● **YOUR OBJECTIVE**: Exactly the lines from the line holding "Emit a Python" to the line holding "GRAY = '#7a7a7a'", both lines included, are to be echoed; pictures are not.

● **INFORMATION SUPPLIED**:

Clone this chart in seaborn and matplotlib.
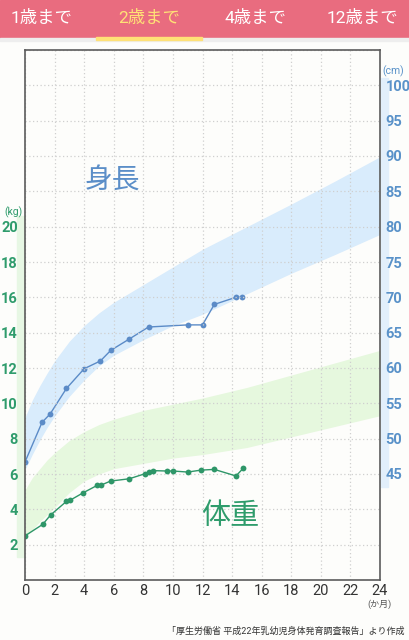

---

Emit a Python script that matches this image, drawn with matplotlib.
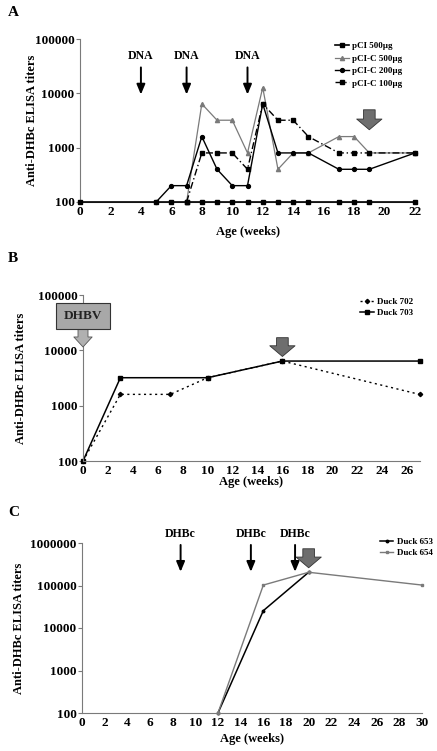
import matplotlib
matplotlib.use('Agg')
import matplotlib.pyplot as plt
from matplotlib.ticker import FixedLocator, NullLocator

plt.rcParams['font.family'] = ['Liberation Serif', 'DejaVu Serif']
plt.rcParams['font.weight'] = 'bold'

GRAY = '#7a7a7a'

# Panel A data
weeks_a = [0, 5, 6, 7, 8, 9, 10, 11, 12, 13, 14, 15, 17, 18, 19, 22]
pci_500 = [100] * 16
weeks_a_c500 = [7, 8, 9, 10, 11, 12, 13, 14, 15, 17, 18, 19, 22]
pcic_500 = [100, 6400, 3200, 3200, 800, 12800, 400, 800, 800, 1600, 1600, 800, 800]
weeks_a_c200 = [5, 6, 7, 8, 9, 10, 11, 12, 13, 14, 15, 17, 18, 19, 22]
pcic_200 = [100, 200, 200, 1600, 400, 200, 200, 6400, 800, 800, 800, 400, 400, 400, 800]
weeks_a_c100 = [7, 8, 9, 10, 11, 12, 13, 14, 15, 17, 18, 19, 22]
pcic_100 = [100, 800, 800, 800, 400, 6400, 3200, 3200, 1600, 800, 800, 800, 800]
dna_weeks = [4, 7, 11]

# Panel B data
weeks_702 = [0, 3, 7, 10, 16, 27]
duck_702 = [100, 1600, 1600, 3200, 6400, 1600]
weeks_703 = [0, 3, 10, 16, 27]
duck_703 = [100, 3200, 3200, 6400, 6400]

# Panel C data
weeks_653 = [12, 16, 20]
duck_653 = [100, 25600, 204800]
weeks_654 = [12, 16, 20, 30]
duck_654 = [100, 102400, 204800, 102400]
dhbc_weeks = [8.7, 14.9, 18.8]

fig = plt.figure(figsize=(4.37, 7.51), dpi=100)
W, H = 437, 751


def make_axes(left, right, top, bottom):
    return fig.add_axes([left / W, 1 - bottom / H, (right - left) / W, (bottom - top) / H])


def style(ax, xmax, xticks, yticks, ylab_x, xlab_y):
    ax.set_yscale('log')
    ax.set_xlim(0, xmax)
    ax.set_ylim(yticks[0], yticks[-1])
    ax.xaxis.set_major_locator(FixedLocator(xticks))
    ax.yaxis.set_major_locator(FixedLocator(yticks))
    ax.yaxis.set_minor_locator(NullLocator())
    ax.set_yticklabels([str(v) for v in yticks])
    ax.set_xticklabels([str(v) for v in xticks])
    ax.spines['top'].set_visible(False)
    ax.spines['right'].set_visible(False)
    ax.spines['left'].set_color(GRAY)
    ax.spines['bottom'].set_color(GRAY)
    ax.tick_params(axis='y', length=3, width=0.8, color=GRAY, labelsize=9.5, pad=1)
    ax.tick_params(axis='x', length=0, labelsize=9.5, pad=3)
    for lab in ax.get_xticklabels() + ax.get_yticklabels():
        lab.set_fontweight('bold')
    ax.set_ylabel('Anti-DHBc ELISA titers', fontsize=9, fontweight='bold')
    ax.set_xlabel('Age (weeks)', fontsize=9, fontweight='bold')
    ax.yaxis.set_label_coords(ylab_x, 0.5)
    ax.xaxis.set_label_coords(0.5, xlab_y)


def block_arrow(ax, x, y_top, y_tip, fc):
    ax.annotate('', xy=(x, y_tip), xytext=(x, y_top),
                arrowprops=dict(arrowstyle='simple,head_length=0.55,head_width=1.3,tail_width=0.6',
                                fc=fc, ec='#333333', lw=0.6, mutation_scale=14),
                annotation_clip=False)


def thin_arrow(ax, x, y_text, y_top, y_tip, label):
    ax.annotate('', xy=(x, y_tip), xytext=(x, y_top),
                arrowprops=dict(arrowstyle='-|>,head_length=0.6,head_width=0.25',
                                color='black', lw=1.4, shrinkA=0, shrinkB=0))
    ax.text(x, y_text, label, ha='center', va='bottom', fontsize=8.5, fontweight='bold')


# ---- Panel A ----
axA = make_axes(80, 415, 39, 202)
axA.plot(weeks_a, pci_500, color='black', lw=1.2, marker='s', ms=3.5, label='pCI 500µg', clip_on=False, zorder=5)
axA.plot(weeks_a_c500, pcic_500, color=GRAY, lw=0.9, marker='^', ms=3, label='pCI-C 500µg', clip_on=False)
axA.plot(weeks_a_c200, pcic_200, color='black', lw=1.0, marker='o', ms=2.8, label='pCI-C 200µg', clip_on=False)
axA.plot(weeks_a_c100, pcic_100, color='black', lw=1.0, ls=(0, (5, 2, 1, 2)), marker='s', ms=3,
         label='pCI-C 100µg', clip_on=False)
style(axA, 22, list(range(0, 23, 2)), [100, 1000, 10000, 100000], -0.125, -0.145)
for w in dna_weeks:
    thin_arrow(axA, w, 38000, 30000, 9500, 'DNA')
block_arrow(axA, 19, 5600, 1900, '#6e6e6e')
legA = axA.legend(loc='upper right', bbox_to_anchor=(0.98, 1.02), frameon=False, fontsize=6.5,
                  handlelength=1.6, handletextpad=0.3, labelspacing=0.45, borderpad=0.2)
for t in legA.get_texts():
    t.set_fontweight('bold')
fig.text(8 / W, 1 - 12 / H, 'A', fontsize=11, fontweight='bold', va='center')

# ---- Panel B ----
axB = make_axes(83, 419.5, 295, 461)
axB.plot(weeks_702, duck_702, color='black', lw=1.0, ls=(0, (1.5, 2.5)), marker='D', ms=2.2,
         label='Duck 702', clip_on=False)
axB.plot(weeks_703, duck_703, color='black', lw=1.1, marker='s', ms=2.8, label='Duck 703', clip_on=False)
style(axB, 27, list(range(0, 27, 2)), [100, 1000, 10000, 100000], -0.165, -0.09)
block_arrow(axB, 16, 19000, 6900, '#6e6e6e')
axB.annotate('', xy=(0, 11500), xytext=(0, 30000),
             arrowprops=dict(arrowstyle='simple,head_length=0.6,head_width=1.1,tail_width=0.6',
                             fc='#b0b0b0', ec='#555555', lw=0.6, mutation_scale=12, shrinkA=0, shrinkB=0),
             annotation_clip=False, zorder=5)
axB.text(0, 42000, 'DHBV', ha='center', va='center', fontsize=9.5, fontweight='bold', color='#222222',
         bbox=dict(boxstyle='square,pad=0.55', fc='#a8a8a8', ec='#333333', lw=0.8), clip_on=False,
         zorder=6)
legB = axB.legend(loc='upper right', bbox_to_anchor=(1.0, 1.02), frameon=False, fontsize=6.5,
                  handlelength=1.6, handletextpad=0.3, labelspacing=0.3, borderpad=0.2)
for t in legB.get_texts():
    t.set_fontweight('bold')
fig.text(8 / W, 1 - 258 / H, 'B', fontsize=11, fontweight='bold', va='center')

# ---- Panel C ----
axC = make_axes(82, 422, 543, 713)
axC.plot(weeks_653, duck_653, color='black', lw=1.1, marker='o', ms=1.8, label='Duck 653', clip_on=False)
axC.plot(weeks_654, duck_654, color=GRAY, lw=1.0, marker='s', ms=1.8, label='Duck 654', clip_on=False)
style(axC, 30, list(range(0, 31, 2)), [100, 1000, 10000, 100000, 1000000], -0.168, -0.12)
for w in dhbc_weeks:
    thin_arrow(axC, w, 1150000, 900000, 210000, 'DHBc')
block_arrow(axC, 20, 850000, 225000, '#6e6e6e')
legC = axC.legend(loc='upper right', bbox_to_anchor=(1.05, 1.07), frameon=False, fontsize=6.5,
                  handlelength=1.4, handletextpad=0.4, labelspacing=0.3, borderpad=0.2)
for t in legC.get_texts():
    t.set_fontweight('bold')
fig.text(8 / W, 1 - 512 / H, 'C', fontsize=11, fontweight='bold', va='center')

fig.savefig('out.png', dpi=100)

● **THE SOLUTION**:
Emit a Python script that matches this image, drawn with matplotlib.
import matplotlib
matplotlib.use('Agg')
import matplotlib.pyplot as plt
from matplotlib.ticker import FixedLocator, NullLocator

plt.rcParams['font.family'] = ['Liberation Serif', 'DejaVu Serif']
plt.rcParams['font.weight'] = 'bold'

GRAY = '#7a7a7a'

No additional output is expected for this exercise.